ANAHEIM, Calif. -- For decades, Cardinal Roger M. Mahony was the convener and the star of the nation's largest annual gathering of American Roman Catholics, which opened Thursday in California.
This year, though, Cardinal Mahony was nowhere to be seen at the gathering, the Religious Education Congress. His workshop on immigration was canceled. The cardinal was relieved of his public duties last month by his successor after the release of 12,000 pages of internal church files revealing how Cardinal Mahony protected priests accused of sexually abusing minors.
In an unprecedented breach of the deference U.S. bishops usually grant one another, current Los Angeles Archbishop Jose H. Gomez said he found the documents "brutal and painful" reading. Cardinal Mahony soon shot back, posting a bitter open letter to Archbishop Gomez on his blog.
With Cardinal Mahony set to fly to Rome next week to elect a new pope, the prelates' duel in the country's largest archdiocese has set off shock waves in the church. Catholics in Los Angeles are re-evaluating the cardinal's legacy, and newspapers in Italy are running articles asking whether the disgraced cardinal should attend the papal conclave.
At the same time, this is a defining moment for Archbishop Gomez, who took over from Cardinal Mahony two years ago and is universally described as low-key and quiet, particularly compared with his predecessor. His public rebuke of Cardinal Mahony stunned observers not only for its content, but also because the normally mild-mannered archbishop reacted so swiftly and dramatically. Now, many here are waiting anxiously to see how he will try to lead the archdiocese past the scandal.
The documents show that Cardinal Mahony helped shield priests accused of sexual abuse from police, in some cases encouraging them to stay out of the state or country to avoid potential criminal investigations.
Cardinal Mahony's shadow looms large. Attendees at the congress, largely educators who teach teenagers and adults across the country, said they have been stung by recent events and are grappling with ways to make sense of what happened and how to move forward.
In most ways, the practical impact of Archbishop Gomez's rebuke is minimal -- while Cardinal Mahony has canceled presiding at confirmations this year, he is still a priest in good standing with the church. He can still celebrate Mass and is still eligible to vote for a pope.
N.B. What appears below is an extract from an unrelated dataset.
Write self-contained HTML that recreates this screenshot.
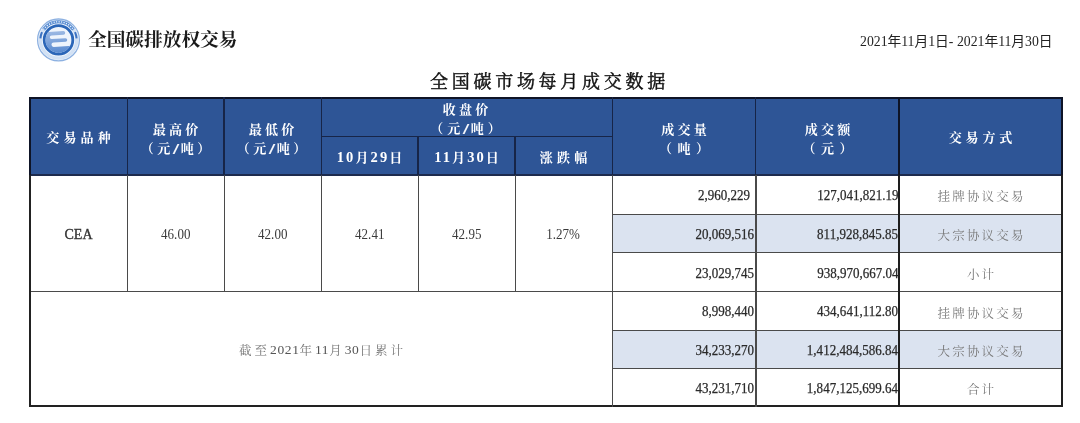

Cardinal Mahony was known for marching in public rallies, cultivating allies in politics and Hollywood and an almost larger-than-life public persona. By contrast, Archbishop Gomez has rarely appeared in the press over the past two years. He declined to be interviewed for this article, and his staff declined to allow a reporter into the Religious Education Congress without an escort.
Before Cardinal Mahony's retirement, he wrote that he had asked Pope Benedict XVI to appoint an archbishop coadjutor who would work alongside him for a year. When the appointment turned out to be his "friend and brother," Cardinal Mahony said he was delighted. He was particularly happy, he wrote, that a Mexican priest would take over the diocese, where more than two-thirds of the parishioners are Latino. The two lived together with three other priests for more than a year, watching football games and traveling through much of the region as a pair.
After the documents were released last month, Archbishop Gomez said in his statement that he was shocked at the content and placed blame on his predecessor. But an official familiar with Los Angeles church affairs, who spoke on condition of anonymity to avoid offending the church hierarchy, said Archbishop Gomez was familiar with the documents' contents well before they were released, and was a hands-on administrator who wanted to be kept apprised of the developments regarding the documents.
It will be another four years before Archbishop Gomez is eligible to be made a cardinal, when Cardinal Mahony turns 80 and can no longer vote in the conclave. Church rules bar two voting cardinals in a diocese.
For many, Cardinal Mahony has long been a lightning rod in the church. He has deep wells of respect among Latinos, largely because of his role as a champion for immigrants. But traditionalists resent him for his liberal stances. And he has come under considerable attack for the way he handled priests accused of sexual abuse, particularly since 2007, when the archdiocese reached a record $660 million settlement with more than 500 victims.
In recent weeks, Cardinal Mahony responded with his own vigorous defense, saying he had never been prepared to deal with the problem, and that he later worked to put protections for children into place. He has also written regularly on his blog about being confronted, "scapegoated" and "humiliated, disgraced and rebuffed by many."
Cardinal Mahony is to be questioned under oath today about several cases of sexual abuse in the documents.